On the other hand, the state’s interests in preventing wide-open primaries were important, in Thomas’s view. Assuring that parties retain their identities and are not taken over by voters and candidates hostile to their views was one important goal, he said. “Oklahoma is entitled to protect parties’ ability to plan their primaries for a stable group of voters,” Thomas wrote.

In addition, the law prevents “party raiding” that would manipulate primary outcomes and confuse voters. As an example, Thomas said, “If the outcome of the Democratic Party were not in doubt, Democrats might vote in the LPO primary for the candidate most likely to siphon off votes from the Republican candidate in the general election. Or a Democratic primary contender who senses defeat might launch a ‘sore loser’ candidacy by defecting to the LPO primary, taking with him loyal Democratic voters, and thus undermining the Democratic Party in the general election.”

Thomas was joined in full by Chief Justice William Rehnquist and Justices Antonin Scalia and Anthony Kennedy. Justice Sandra Day O’Connor, joined by Stephen Breyer, also joined the majority’s conclusion, but wrote a separate concurrence to disassociate herself and Breyer from Thomas’ opinion on one point, and to make additional arguments.

O’Connor said the Libertarian Party’s First Amendment claims were important, “and I see no reason to minimize those interests to dispose of this case.”

In addition, she said that while the semi-closed primary law was the only issue before the Court, other aspects of Oklahoma’s election laws, taken together with the law in dispute, could have convinced the Court that the party’s First Amendment rights were burdened too much.

She noted that under Oklahoma law, a party has to win a certain number of votes to gain ballot access in the next election. The Libertarian Party has repeatedly failed to do so, and must go through a cumbersome process of re-registering its voters and petitioning for ballot access in each election. The state also has deadlines for changing party registration that make it difficult for the Libertarian Party to persuade voters to change their registration in time to vote in its primary.

These other hurdles were mentioned at the Supreme Court oral argument, but were not challenged in earlier stages of the proceedings, O’Connor said, so could not be ruled on yesterday.

O'Connor then went further than Breyer, writing, “Nevertheless, respondent’s allegations are troubling, and if they had been properly raised, the Court would want to examine the cumulative burdens imposed by the overall scheme of electoral regulations upon the rights of voters and parties to associate through primary elections. “A panoply of regulations, each apparently defensible when considered alone, may nevertheless have the effect of severely restricting participation and competition,” she wrote.

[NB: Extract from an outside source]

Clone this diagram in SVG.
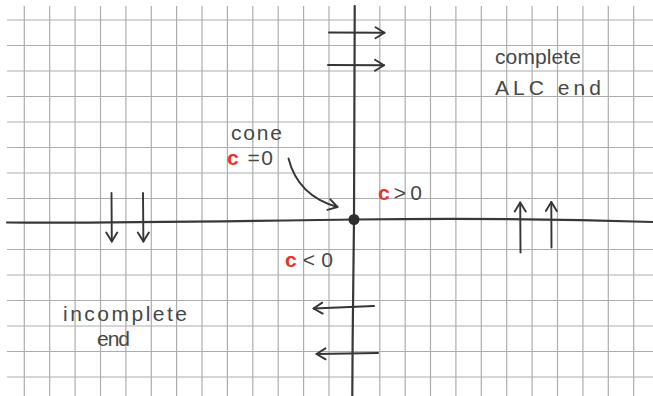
<svg xmlns="http://www.w3.org/2000/svg" width="653" height="396" viewBox="0 0 653 396">
<defs>
<style>
.grid{fill:none;stroke:#adadad;stroke-width:1.2}
.axis{fill:none;stroke:#383838;stroke-width:2.2;stroke-linecap:round}
.arr{fill:none;stroke:#353535;stroke-width:1.9;stroke-linecap:round;marker-end:url(#head)}
.lbl{font-family:"Liberation Sans",Arial,sans-serif;font-size:21px;fill:#474747}
.red{fill:#e8332c;font-weight:bold}
</style>
<marker id="head" markerUnits="userSpaceOnUse" markerWidth="14" markerHeight="14" viewBox="0 0 14 14" refX="12" refY="7" orient="auto">
<path d="M3,1.5 L12,7 L3,12.5" fill="none" stroke="#353535" stroke-width="1.9" stroke-linecap="round" stroke-linejoin="round"/>
</marker>
</defs>
<rect width="653" height="396" fill="#ffffff"/>
<g id="grid">
<path class="grid" d="M24.3 6V396M49.7 6V396M75.1 6V396M100.5 6V396M125.9 6V396M151.3 6V396M176.6 6V396M202 6V396M227.4 6V396M252.8 6V396M278.2 6V396M303.6 6V396M329 6V396M379.8 6V396M405.2 6V396M430.5 6V396M455.9 6V396M481.3 6V396M506.7 6V396M532.1 6V396M557.5 6V396M582.9 6V396M608.3 6V396M633.7 6V396"/>
<path class="grid" d="M7 20H653M7 45.5H653M7 71H653M7 96.5H653M7 122H653M7 147.5H653M7 173H653M7 198.5H653M7 249.5H653M7 275H653M7 300.5H653M7 326H653M7 351.5H653M7 377H653"/>
</g>
<g id="axes">
<path class="axis" d="M7 222.5 C100 223.5, 250 221, 354 219.5 S560 219, 653 222"/>
<path class="axis" d="M354.7 6 C354.6 100, 354.2 200, 354 219.5 S352.5 330, 352.3 396"/>
</g>
<g id="cone-point">
<circle cx="354" cy="219.5" r="5.5" fill="#2e2e2e"/>
</g>
<g id="connectors">
<path class="arr" d="M329 32.5 L384.5 32.8"/>
<path class="arr" d="M328 65 L384 65.3"/>
<path class="arr" d="M374 306 L313.5 308.5"/>
<path class="arr" d="M378 353 L316.5 354"/>
<path class="arr" d="M111.5 193 L111.8 241.5"/>
<path class="arr" d="M143 193 L143.4 241.5"/>
<path class="arr" d="M520.5 252.5 L520.2 202.5"/>
<path class="arr" d="M551.5 247.5 L551.3 202"/>
<path class="arr" d="M288.5 158.5 Q298 196, 337.5 207"/>
</g>
<g id="label-complete">
<text class="lbl" x="495" y="64" textLength="86" lengthAdjust="spacing">complete</text>
<text class="lbl" x="495" y="95" textLength="106" lengthAdjust="spacing">ALC  end</text>
</g>
<g id="label-cone">
<text class="lbl" x="231" y="140" textLength="51" lengthAdjust="spacing">cone</text>
<text class="lbl" x="227" y="165" textLength="46" lengthAdjust="spacing"><tspan class="red">c</tspan> =0</text>
</g>
<g id="label-cpos">
<text class="lbl" x="378" y="200" textLength="44" lengthAdjust="spacing"><tspan class="red">c</tspan>&gt;0</text>
</g>
<g id="label-cneg">
<text class="lbl" x="285" y="267" textLength="48" lengthAdjust="spacing"><tspan class="red">c</tspan>&lt;0</text>
</g>
<g id="label-incomplete">
<text class="lbl" x="63" y="321" textLength="124" lengthAdjust="spacing">incomplete</text>
<text class="lbl" x="97" y="346" textLength="33" lengthAdjust="spacing">end</text>
</g>
</svg>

Although these last statements by O’Connor were not joined by Breyer, coupled with the views of the three dissenters, they appear to give some hope for minor parties that want to make a comprehensive challenge to state election laws.

“The Court’s decision today diminishes the value of two important rights protected by the First Amendment: the individual citizen’s right to vote for the candidate of her choice, and a political party’s right to define its own mission,” wrote Justice John Paul Stevens in dissent. He was joined by Justices Ruth Bader Ginsburg and David Souter.

Souter did not, however, join the final section of Stevens’ dissent, which ends with this sentence: “Because the Court’s holding today has little to support it other than a naked interest in protecting the two major parties, I respectfully dissent.”

The Libertarian Party of Oklahoma said the ruling was “shocking,” but it too saw a silver lining. “Perhaps now that it seems that a majority of the Supreme Court may favor overturning election law that is clearly unfair to alternative parties,” said spokesman Chris Powell, “maybe our Legislature or state courts will be encouraged to act for ballot-access reform and allow Oklahoma voters the possibility of more choices on Election Day.”